**EXERCISE DESCRIPTION**. In the entries below, the lines from the one with "Recreate this image" through the one with "fig = go.Figure()" are to be copied exactly; both ends count.
---------- EXERCISE INPUT
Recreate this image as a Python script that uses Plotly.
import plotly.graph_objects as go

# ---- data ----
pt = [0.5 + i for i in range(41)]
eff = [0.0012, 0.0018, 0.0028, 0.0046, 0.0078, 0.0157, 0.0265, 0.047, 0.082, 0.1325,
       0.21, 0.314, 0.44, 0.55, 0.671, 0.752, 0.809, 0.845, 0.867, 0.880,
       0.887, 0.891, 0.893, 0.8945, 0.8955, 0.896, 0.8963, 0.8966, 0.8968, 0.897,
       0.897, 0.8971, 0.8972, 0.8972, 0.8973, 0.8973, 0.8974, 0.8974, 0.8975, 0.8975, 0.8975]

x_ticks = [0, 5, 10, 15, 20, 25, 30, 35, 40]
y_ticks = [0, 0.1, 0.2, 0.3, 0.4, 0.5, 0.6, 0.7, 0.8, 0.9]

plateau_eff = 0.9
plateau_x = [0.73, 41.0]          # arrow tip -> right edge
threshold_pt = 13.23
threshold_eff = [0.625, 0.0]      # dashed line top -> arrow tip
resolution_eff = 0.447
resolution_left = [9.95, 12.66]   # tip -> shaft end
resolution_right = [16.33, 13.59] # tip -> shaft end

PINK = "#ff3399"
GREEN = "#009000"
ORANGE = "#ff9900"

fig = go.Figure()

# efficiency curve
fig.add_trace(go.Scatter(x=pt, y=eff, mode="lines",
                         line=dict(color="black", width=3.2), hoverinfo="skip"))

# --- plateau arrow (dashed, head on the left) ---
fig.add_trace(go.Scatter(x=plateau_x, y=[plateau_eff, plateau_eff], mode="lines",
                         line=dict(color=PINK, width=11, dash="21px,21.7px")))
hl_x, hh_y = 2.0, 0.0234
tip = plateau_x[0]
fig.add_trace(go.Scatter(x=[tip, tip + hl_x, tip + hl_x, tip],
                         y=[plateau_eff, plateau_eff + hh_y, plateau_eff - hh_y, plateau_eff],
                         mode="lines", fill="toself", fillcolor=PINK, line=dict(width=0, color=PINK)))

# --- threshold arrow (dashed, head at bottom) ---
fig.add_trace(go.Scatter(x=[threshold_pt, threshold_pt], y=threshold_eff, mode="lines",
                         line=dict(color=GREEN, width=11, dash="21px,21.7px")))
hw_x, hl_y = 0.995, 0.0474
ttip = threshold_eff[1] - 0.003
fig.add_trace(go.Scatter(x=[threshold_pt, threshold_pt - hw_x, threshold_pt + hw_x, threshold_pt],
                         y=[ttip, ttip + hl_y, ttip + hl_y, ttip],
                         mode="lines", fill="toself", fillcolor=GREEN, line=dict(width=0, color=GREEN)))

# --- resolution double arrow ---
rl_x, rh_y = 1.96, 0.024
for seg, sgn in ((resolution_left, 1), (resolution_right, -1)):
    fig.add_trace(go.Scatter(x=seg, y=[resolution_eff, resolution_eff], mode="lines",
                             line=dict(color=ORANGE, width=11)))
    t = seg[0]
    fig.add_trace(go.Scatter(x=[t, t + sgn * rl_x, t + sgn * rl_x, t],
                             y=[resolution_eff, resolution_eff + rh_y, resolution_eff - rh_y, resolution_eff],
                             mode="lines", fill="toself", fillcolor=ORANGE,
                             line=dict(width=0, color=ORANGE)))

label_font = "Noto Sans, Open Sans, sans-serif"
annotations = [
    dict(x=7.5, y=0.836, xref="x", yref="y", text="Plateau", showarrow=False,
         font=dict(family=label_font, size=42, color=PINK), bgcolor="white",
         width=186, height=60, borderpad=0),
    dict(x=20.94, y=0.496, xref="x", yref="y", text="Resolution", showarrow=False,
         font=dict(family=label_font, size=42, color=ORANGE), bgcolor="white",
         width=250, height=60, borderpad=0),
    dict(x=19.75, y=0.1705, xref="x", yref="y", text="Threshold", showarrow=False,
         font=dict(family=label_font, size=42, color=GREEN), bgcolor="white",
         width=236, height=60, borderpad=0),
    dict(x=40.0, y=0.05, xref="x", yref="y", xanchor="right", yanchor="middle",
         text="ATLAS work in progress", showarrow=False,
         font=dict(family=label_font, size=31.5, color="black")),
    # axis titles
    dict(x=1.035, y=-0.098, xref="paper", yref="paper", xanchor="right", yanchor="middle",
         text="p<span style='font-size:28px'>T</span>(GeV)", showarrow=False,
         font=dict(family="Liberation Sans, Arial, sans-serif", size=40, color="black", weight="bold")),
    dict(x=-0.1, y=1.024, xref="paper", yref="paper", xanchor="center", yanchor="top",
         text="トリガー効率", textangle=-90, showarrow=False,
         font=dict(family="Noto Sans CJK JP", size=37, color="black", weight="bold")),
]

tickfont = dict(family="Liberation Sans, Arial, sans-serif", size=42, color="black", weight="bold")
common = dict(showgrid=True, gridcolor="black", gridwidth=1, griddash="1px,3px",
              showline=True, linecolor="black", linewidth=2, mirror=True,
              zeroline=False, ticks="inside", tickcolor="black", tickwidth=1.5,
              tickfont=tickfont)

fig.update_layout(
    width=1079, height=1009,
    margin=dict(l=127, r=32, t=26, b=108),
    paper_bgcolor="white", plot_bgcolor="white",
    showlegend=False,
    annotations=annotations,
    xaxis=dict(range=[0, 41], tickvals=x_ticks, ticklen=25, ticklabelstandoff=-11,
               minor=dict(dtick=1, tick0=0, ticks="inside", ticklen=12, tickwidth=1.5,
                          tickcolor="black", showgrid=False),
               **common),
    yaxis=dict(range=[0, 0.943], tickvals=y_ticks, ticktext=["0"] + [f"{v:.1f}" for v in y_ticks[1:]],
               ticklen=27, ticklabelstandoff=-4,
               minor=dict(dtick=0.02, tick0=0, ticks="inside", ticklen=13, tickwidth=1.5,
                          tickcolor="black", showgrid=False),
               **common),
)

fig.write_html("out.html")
--------------------
---------- EXERCISE INPUT
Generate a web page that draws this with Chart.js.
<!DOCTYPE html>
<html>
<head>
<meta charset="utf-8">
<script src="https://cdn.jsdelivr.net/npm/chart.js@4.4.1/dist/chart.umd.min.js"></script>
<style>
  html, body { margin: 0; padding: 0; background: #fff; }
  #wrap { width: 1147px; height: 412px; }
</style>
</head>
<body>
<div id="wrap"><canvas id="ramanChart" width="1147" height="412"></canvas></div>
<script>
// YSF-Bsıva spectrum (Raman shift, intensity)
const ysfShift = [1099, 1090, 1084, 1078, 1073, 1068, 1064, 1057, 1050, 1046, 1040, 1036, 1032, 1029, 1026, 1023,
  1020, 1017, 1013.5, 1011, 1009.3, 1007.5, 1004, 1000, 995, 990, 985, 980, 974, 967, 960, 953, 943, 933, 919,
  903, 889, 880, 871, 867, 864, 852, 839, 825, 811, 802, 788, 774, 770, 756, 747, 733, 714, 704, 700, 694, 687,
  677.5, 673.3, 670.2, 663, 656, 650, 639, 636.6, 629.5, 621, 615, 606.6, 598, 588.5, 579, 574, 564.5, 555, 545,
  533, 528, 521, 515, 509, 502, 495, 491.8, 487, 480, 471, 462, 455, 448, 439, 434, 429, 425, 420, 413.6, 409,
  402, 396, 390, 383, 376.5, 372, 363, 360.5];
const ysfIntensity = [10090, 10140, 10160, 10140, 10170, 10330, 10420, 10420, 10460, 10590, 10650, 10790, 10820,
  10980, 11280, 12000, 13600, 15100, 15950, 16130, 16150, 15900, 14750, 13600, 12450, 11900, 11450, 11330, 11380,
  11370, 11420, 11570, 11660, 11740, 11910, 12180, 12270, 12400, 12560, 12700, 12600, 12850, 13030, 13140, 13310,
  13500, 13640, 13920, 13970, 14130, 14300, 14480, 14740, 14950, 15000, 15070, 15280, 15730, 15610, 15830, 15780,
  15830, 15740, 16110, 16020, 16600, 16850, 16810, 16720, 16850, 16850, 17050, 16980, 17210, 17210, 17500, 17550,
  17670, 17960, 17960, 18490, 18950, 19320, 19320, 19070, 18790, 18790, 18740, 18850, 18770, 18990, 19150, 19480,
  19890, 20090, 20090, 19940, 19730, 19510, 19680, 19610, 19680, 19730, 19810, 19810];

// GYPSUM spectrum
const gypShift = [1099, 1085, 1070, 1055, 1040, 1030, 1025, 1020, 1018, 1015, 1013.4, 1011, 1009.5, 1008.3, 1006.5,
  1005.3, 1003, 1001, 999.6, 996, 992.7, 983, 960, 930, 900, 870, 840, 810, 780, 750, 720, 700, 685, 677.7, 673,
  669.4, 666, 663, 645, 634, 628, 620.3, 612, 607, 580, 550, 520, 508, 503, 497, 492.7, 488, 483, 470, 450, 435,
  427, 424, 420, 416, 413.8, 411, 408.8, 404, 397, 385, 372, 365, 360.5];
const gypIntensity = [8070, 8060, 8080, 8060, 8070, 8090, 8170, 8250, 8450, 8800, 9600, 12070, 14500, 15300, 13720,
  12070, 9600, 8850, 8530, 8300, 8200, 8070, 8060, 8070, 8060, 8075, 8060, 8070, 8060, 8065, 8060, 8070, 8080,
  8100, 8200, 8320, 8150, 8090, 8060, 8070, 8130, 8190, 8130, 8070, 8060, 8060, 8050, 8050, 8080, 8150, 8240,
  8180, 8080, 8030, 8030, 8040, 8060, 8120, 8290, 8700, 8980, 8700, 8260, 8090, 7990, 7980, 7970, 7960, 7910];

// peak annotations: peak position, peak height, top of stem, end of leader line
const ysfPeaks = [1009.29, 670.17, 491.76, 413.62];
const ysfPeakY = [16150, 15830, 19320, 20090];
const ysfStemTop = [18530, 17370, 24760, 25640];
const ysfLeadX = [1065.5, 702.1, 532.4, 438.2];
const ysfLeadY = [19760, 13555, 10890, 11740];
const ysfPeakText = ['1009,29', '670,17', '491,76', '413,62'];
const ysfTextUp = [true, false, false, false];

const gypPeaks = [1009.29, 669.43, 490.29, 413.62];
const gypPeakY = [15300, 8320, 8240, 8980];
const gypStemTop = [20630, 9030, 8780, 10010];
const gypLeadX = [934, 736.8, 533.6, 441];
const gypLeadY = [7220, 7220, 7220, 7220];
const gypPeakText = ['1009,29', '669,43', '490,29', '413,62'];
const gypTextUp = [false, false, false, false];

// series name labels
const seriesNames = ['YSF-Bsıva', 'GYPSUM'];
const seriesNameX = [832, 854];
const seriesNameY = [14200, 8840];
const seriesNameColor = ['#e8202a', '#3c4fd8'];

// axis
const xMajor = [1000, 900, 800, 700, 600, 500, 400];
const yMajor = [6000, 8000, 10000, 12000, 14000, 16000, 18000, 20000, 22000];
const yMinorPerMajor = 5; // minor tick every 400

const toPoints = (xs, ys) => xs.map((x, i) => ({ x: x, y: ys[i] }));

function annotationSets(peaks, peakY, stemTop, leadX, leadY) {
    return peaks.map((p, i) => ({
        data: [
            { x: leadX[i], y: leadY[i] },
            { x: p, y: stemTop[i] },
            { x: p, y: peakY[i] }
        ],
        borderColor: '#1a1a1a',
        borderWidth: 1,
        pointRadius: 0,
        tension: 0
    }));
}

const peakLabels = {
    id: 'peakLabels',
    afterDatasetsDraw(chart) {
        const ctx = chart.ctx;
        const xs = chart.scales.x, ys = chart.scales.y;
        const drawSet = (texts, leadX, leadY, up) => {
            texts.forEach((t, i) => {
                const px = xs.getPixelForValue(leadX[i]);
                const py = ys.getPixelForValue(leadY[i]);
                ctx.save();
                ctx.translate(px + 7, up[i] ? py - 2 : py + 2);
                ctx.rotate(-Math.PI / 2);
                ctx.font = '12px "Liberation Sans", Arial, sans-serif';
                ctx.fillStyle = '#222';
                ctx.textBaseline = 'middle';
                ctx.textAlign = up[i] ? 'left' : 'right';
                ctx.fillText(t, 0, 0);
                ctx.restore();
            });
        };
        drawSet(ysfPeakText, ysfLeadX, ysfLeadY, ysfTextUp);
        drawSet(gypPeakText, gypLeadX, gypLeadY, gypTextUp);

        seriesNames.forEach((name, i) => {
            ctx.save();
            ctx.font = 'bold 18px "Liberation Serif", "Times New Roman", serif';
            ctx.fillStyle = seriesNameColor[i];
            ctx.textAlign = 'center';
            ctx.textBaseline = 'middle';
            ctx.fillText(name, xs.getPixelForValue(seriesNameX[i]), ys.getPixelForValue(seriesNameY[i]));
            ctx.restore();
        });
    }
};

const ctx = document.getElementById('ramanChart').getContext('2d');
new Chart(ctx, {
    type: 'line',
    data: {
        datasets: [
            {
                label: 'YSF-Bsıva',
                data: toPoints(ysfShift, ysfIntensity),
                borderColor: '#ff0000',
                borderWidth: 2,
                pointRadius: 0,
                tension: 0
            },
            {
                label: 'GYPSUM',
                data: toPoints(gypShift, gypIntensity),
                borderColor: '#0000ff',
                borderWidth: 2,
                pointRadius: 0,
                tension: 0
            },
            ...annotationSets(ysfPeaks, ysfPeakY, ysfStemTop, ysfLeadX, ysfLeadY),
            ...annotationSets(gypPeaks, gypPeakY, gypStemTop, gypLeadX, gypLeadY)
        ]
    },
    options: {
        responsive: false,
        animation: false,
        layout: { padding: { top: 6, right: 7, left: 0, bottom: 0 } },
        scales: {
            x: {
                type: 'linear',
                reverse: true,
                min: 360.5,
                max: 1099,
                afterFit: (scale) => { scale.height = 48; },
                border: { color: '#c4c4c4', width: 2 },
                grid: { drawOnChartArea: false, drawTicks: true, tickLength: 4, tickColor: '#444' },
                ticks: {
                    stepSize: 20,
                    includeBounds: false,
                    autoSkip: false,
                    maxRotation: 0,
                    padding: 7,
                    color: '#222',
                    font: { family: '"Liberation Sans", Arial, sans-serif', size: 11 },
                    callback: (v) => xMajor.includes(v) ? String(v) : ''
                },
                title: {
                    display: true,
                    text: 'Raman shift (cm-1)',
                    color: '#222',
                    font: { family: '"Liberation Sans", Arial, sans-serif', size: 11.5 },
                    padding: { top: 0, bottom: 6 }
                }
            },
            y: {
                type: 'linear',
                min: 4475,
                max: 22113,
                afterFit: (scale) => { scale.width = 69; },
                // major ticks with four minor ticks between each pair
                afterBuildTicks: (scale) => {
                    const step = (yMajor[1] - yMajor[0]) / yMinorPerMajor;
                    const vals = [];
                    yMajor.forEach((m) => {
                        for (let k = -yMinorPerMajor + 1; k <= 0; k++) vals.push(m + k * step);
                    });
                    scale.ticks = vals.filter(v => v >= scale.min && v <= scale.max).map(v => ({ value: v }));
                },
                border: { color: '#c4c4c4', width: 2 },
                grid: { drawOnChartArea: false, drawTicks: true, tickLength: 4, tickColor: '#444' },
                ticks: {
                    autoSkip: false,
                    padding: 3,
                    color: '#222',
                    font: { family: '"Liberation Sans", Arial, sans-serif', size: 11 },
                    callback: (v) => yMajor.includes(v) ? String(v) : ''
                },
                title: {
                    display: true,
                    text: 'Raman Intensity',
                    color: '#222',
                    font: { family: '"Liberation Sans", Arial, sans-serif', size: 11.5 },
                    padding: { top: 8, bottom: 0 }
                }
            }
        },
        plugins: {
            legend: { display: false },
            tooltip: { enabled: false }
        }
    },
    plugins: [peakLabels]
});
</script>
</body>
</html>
--------------------
**RESPONSE TO THIS EXERCISE**.
Recreate this image as a Python script that uses Plotly.
import plotly.graph_objects as go

# ---- data ----
pt = [0.5 + i for i in range(41)]
eff = [0.0012, 0.0018, 0.0028, 0.0046, 0.0078, 0.0157, 0.0265, 0.047, 0.082, 0.1325,
       0.21, 0.314, 0.44, 0.55, 0.671, 0.752, 0.809, 0.845, 0.867, 0.880,
       0.887, 0.891, 0.893, 0.8945, 0.8955, 0.896, 0.8963, 0.8966, 0.8968, 0.897,
       0.897, 0.8971, 0.8972, 0.8972, 0.8973, 0.8973, 0.8974, 0.8974, 0.8975, 0.8975, 0.8975]

x_ticks = [0, 5, 10, 15, 20, 25, 30, 35, 40]
y_ticks = [0, 0.1, 0.2, 0.3, 0.4, 0.5, 0.6, 0.7, 0.8, 0.9]

plateau_eff = 0.9
plateau_x = [0.73, 41.0]          # arrow tip -> right edge
threshold_pt = 13.23
threshold_eff = [0.625, 0.0]      # dashed line top -> arrow tip
resolution_eff = 0.447
resolution_left = [9.95, 12.66]   # tip -> shaft end
resolution_right = [16.33, 13.59] # tip -> shaft end

PINK = "#ff3399"
GREEN = "#009000"
ORANGE = "#ff9900"

fig = go.Figure()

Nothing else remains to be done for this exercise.